The report adds that, unfortunately restructuring remains a relatively dirty word in the boardroom, and avoiding a restructuring process and the consequent negotiations is a point of pride for many. More than half (55%) of survey respondents believe management avoid intervention and back themselves to trade out of the problem. Where distress indicators are ignored and stakeholder intervention is too late, a formal restructuring process or insolvency becomes inevitable.
The rise of the chief restructuring officer (CRO)
The report points out that informal restructuring can be an all-consuming process that stretches existing management to beyond breaking point. A CRO takes the pressure off management and focuses solely on the achievement of the turnaround plan and success of the restructuring. It is therefore not surprising that 77% of survey respondents believe that the CRO role will be recognised as being of greater importance in the near future.
The CRO is responsible for leading the development of the turnaround plan, negotiating the terms of the restructuring on behalf of the company, and delivering the plan. These are time-consuming tasks that require specialist expertise.
The report adds that, however, in the South African context, the appointment of CROs is infrequent and unconventional despite favourable feedback where they have been deployed. This could be due to a combination of factors, including resistance from management, the lack of suitable candidates, and the lack of awareness of the value a CRO could bring to the process.
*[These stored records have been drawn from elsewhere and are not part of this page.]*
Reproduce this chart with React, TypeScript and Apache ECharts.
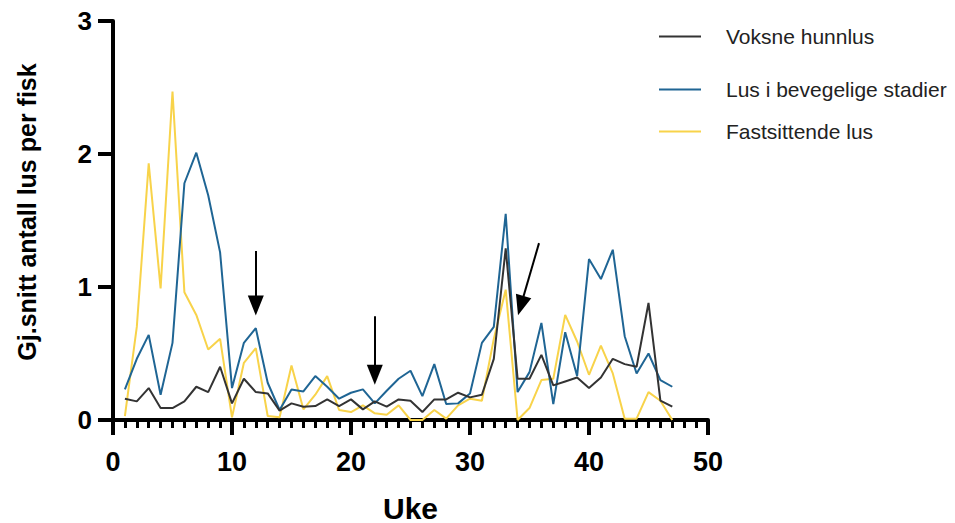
import React, { useEffect, useRef } from "react";
import * as echarts from "echarts";

const weeks = [1, 2, 3, 4, 5, 6, 7, 8, 9, 10, 11, 12, 13, 14, 15, 16, 17, 18, 19, 20, 21, 22, 23, 24, 25, 26, 27, 28, 29, 30, 31, 32, 33, 34, 35, 36, 37, 38, 39, 40, 41, 42, 43, 44, 45, 46, 47];

const voksneHunnlus = [0.16, 0.14, 0.24, 0.09, 0.09, 0.14, 0.25, 0.21, 0.4, 0.125, 0.31, 0.21, 0.2, 0.07, 0.125, 0.1, 0.105, 0.155, 0.105, 0.155, 0.08, 0.14, 0.1, 0.155, 0.145, 0.06, 0.155, 0.155, 0.205, 0.17, 0.19, 0.46, 1.29, 0.31, 0.31, 0.49, 0.26, 0.29, 0.32, 0.24, 0.32, 0.46, 0.42, 0.4, 0.88, 0.145, 0.1];

const lusBevegelige = [0.23, 0.46, 0.64, 0.19, 0.58, 1.78, 2.01, 1.69, 1.26, 0.24, 0.58, 0.69, 0.28, 0.075, 0.23, 0.215, 0.33, 0.25, 0.16, 0.205, 0.23, 0.125, 0.22, 0.31, 0.37, 0.18, 0.42, 0.12, 0.125, 0.2, 0.58, 0.7, 1.55, 0.21, 0.36, 0.73, 0.12, 0.66, 0.33, 1.21, 1.06, 1.28, 0.63, 0.35, 0.5, 0.3, 0.25];

const fastsittendeLus = [0.03, 0.7, 1.93, 0.99, 2.47, 0.96, 0.79, 0.53, 0.61, 0.02, 0.43, 0.54, 0.03, 0.02, 0.41, 0.08, 0.19, 0.33, 0.075, 0.06, 0.11, 0.05, 0.04, 0.11, 0.0, 0.0, 0.075, 0.01, 0.11, 0.16, 0.145, 0.61, 0.98, 0.0, 0.09, 0.3, 0.31, 0.79, 0.59, 0.34, 0.56, 0.35, 0.01, 0.01, 0.21, 0.145, 0.0];

const seriesNames = ["Voksne hunnlus", "Lus i bevegelige stadier", "Fastsittende lus"];

// Arrow annotations (week, value): start of shaft and centre of arrow head
const arrowStarts = [[12, 1.27], [22, 0.78], [35.8, 1.33]];
const arrowEnds = [[12, 0.86], [22, 0.34], [34.27, 0.86]];

const FONT = "'Liberation Sans', Arial, Helvetica, sans-serif";

export default function App() {
  const ref = useRef<HTMLDivElement>(null);

  useEffect(() => {
    if (!ref.current) return;
    const chart = echarts.init(ref.current, null, { renderer: "svg" });

    const pairs = (vals: number[]) => weeks.map((w, i) => [w, vals[i]]);

    const legendTops = [26, 79, 121];
    const colors = ["#333333", "#1f6594", "#f8d34a"];

    chart.setOption({
      animation: false,
      backgroundColor: "#ffffff",
      textStyle: { fontFamily: FONT },
      grid: {
        left: 113,
        top: 21,
        width: 595,
        height: 399,
        containLabel: false,
        outerBoundsMode: "none",
      },
      legend: seriesNames.map((name, i) => ({
        data: [{ name, icon: "rect", itemStyle: { color: colors[i] } }],
        left: 659,
        top: legendTops[i],
        padding: 0,
        itemWidth: 42,
        itemHeight: 2,
        selectedMode: false,
        textStyle: { fontFamily: FONT, fontSize: 21, color: "#222", padding: [0, 0, 0, 20] },
      })),
      xAxis: {
        type: "value",
        min: 0,
        max: 50,
        interval: 10,
        name: "Uke",
        nameLocation: "middle",
        nameGap: 73,
        nameTextStyle: { fontFamily: FONT, fontSize: 30, fontWeight: "bold", color: "#000" },
        axisLine: { show: true, lineStyle: { color: "#000", width: 4 } },
        axisTick: { show: true, length: 15, lineStyle: { color: "#000", width: 4 } },
        minorTick: { show: true, splitNumber: 10, length: 8, lineStyle: { color: "#000", width: 3 } },
        axisLabel: { fontFamily: FONT, fontSize: 27, fontWeight: "bold", color: "#000", margin: 28 },
        splitLine: { show: false },
        minorSplitLine: { show: false },
      },
      yAxis: {
        type: "value",
        min: 0,
        max: 3,
        interval: 1,
        name: "Gj.snitt antall lus per fisk",
        nameLocation: "middle",
        nameGap: 74,
        nameTextStyle: { fontFamily: FONT, fontSize: 25, fontWeight: "bold", color: "#000", padding: [0, 0, 0, 17] },
        axisLine: { show: true, lineStyle: { color: "#000", width: 4 } },
        axisTick: { show: true, length: 15, lineStyle: { color: "#000", width: 4 } },
        axisLabel: { fontFamily: FONT, fontSize: 26, fontWeight: "bold", color: "#000", margin: 21 },
        splitLine: { show: false },
      },
      series: [
        {
          name: seriesNames[2],
          type: "line",
          data: pairs(fastsittendeLus),
          symbol: "none",
          lineStyle: { color: colors[2], width: 2 },
          itemStyle: { color: colors[2] },
          silent: true,
        },
        {
          name: seriesNames[1],
          type: "line",
          data: pairs(lusBevegelige),
          symbol: "none",
          lineStyle: { color: colors[1], width: 2 },
          itemStyle: { color: colors[1] },
          silent: true,
        },
        {
          name: seriesNames[0],
          type: "line",
          data: pairs(voksneHunnlus),
          symbol: "none",
          lineStyle: { color: colors[0], width: 2 },
          itemStyle: { color: colors[0] },
          silent: true,
          markLine: {
            silent: true,
            animation: false,
            symbol: ["none", "triangle"],
            symbolSize: [0, 18],
            label: { show: false },
            lineStyle: { color: "#000", width: 2, type: "solid" },
            emphasis: { disabled: true },
            data: arrowStarts.map((s, i) => [
              { coord: s, symbol: "none" },
              { coord: arrowEnds[i], symbol: "triangle", symbolSize: [16, 20] },
            ]),
          },
        },
      ],
    });

    return () => chart.dispose();
  }, []);

  return (
    <div
      ref={ref}
      style={{ position: "fixed", left: 0, top: 0, width: 955, height: 523, background: "#fff" }}
    />
  );
}
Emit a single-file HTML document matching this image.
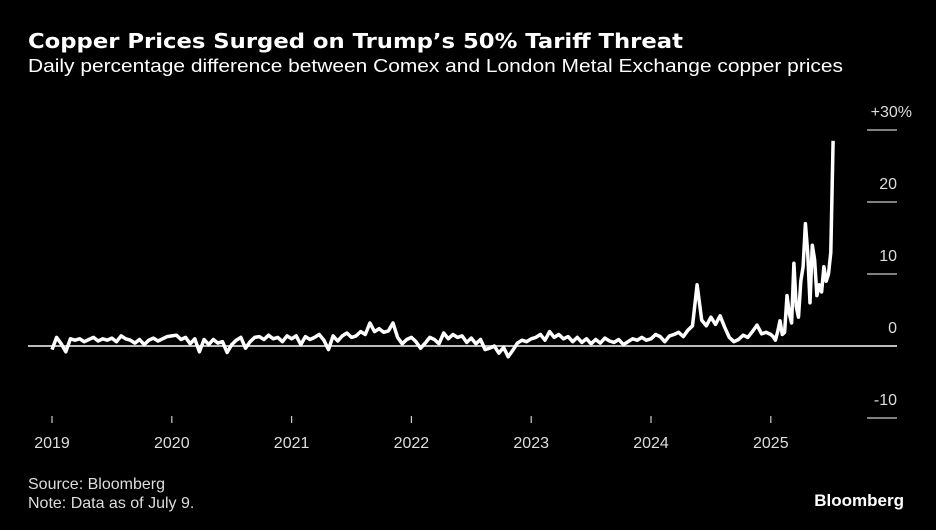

It is unusual to appoint a CRO: 72% of respondents have dealt with only 15% or fewer cases where a CRO was appointed. Even though this is the case, 68% of respondents believe that appointing a CRO is more cost-effective than a BR process. This further supports the notion that the significance of a CRO could soon be recognised. This needs to be seen in the context of the need for intervention at the first signs of operational and financial distress, as well as the preference for informal restructuring among stakeholders.
The report points out that, not only is the CRO appointment seen as more cost-effective, survey respondents also reported a 51% satisfaction with the performance of the CRO, which compares to 35% for business rescue practitioners (BRPs). For CROs to be effective in a restructuring or turnaround process, they should be brought in to assist prior to the preparation of a turnaround plan.
The report adds that tasks predominantly assigned to CROs include identification of a new/own turnaround plan, implementation of the new turnaround plan, and reporting on and coordination of the turnaround plan implementation. This suggests that value is not only seen in the execution of the plan, but also in the crafting and development of the turnaround plan.
According to responses received, the top three critical skills and characteristics of a CRO are turnaround and crisis management, strategic thinking, and reliability. Skills which most businesses can choose to hire externally, such as sector knowledge and legal knowledge, are rated least important.
The report points out that, as the market for CROs is still in its infancy, survey respondents have indicated that it is difficult to find a suitably qualified CRO. Most respondents (84%) believe that the creation of a CRO panel would aid selection of the most appropriate candidate.